Rates Traders Reassess Landscape

Terry Flanagan

Many holders of long-volatility positions in interest rates exited trades this week, after Larry Summers withdrew his name from consideration as a successor to outgoing Federal Reserve Chairman Ben Bernanke, and the Sept. 18 Fed update that it won’t yet taper its quantitative-easing program.

“Holders of volatility are realizing losses. They were caught offsides,” said John Brady, managing director at Chicago-based futures brokerage R.J. O’Brien. “The market was ready for a tapering program and was surprised” when it wasn’t announced.

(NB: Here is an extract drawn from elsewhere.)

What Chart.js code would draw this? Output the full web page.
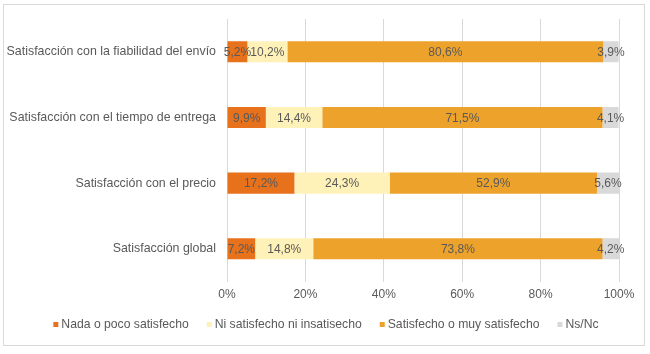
<!DOCTYPE html>
<html><head><meta charset="utf-8">
<script src="https://cdn.jsdelivr.net/npm/chart.js@4/dist/chart.umd.min.js"></script>
<style>
html,body{margin:0;padding:0;background:#fff;}
#wrap{position:relative;width:650px;height:354px;}
#frame{position:absolute;left:3px;top:4px;width:640px;height:340px;border:1px solid #d9d9d9;pointer-events:none;}
</style></head>
<body>
<div id="wrap"><canvas id="c" width="650" height="354"></canvas><div id="frame"></div></div>
<script>
const categories = ["Satisfacción con la fiabilidad del envío","Satisfacción con el tiempo de entrega","Satisfacción con el precio","Satisfacción global"];
const seriesNames = ["Nada o poco satisfecho","Ni satisfecho ni insatisecho","Satisfecho o muy satisfecho","Ns/Nc"];
const nada = [5.2, 9.9, 17.2, 7.2];
const ni = [10.2, 14.4, 24.3, 14.8];
const satisfecho = [80.6, 71.5, 52.9, 73.8];
const nsnc = [3.9, 4.1, 5.6, 4.2];
const xTicks = [0, 20, 40, 60, 80, 100];
const colors = ["#E8711C", "#FFF2B8", "#EDA32B", "#D9D9D9"];

const font = "'Liberation Sans', Arial, sans-serif";
const labelPlugin = {
  id: 'segLabels',
  afterDatasetsDraw(chart) {
    const ctx = chart.ctx;
    ctx.save();
    ctx.font = "12px " + font;
    ctx.fillStyle = "#595959";
    ctx.textAlign = "center";
    ctx.textBaseline = "middle";
    chart.data.datasets.forEach((ds, i) => {
      const meta = chart.getDatasetMeta(i);
      meta.data.forEach((el, j) => {
        const cx = (el.x + el.base) / 2;
        ctx.fillText(ds.data[j].toFixed(1).replace('.', ',') + '%', cx, el.y + 1);
      });
    });
    ctx.restore();
  }
};

const legendPlugin = {
  id: 'customLegend',
  afterDraw(chart) {
    const ctx = chart.ctx;
    ctx.save();
    ctx.font = "12.2px " + font;
    ctx.textBaseline = "middle";
    ctx.textAlign = "left";
    const box = 5, gap = 3, itemGap = 18;
    const items = chart.data.datasets.map(ds => ({ text: ds.label, color: ds.backgroundColor, w: box + gap + ctx.measureText(ds.label).width }));
    const total = items.reduce((a, it) => a + it.w, 0) + itemGap * (items.length - 1);
    let x = 326 - total / 2;
    const y = 325;
    items.forEach(it => {
      ctx.fillStyle = it.color;
      ctx.fillRect(x, y - 3, box, box);
      ctx.fillStyle = "#595959";
      ctx.fillText(it.text, x + box + gap, y);
      x += it.w + itemGap;
    });
    ctx.restore();
  }
};

const allSeries = [nada, ni, satisfecho, nsnc];
new Chart(document.getElementById('c'), {
  type: 'bar',
  data: {
    labels: categories,
    datasets: allSeries.map((d, i) => ({
      label: seriesNames[i], data: d, backgroundColor: colors[i],
      borderWidth: 0, categoryPercentage: 1, barPercentage: 0.32
    }))
  },
  options: {
    indexAxis: 'y',
    responsive: false,
    animation: false,
    layout: { padding: { left: 0, right: 31, top: 19, bottom: 46 } },
    scales: {
      x: {
        stacked: true, min: 0, max: 100,
        afterBuildTicks: s => { s.ticks = xTicks.map(v => ({ value: v })); },
        ticks: { callback: v => v + '%', color: '#595959', font: { family: font, size: 12 }, padding: 6 },
        grid: { color: '#d9d9d9', drawTicks: false },
        border: { display: false }
      },
      y: {
        stacked: true,
        afterFit: s => { s.width = 227; },
        ticks: { color: '#595959', font: { family: font, size: 12.4 }, padding: 11 },
        grid: { display: false, drawTicks: false },
        border: { display: false }
      }
    },
    plugins: {
      legend: { display: false },
      tooltip: { enabled: false }
    }
  },
  plugins: [labelPlugin, legendPlugin]
});
</script>
</body></html>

Some market participants say Fed moves are increasingly difficult to predict. “I don’t know how to handicap” what might have been foregone conclusions in past years, one rates trader said.

Meanwhile, “volatility has been directional, following interest rates and yields higher,” Brady told Markets Media, but that trade lost as bond yields dropped this week.

In the short term, Brady expects implied volatility to drift lower, though it could become more profitable again in a medium- to long-term horizon. “Looking to the fourth quarter, the idea is that (10-year U.S. Treasury bond) yields will go higher and they could retest 3%.”

Traders have benefited from increased interest rate volatility in the last few months, which spawned wider trading ranges and more volume.  Amid the fluctuation, put options and put structures gained focus for directional traders who bet that a bear market in bonds would emerge. “There are more macro-type players actively involved,” including institutions, he added.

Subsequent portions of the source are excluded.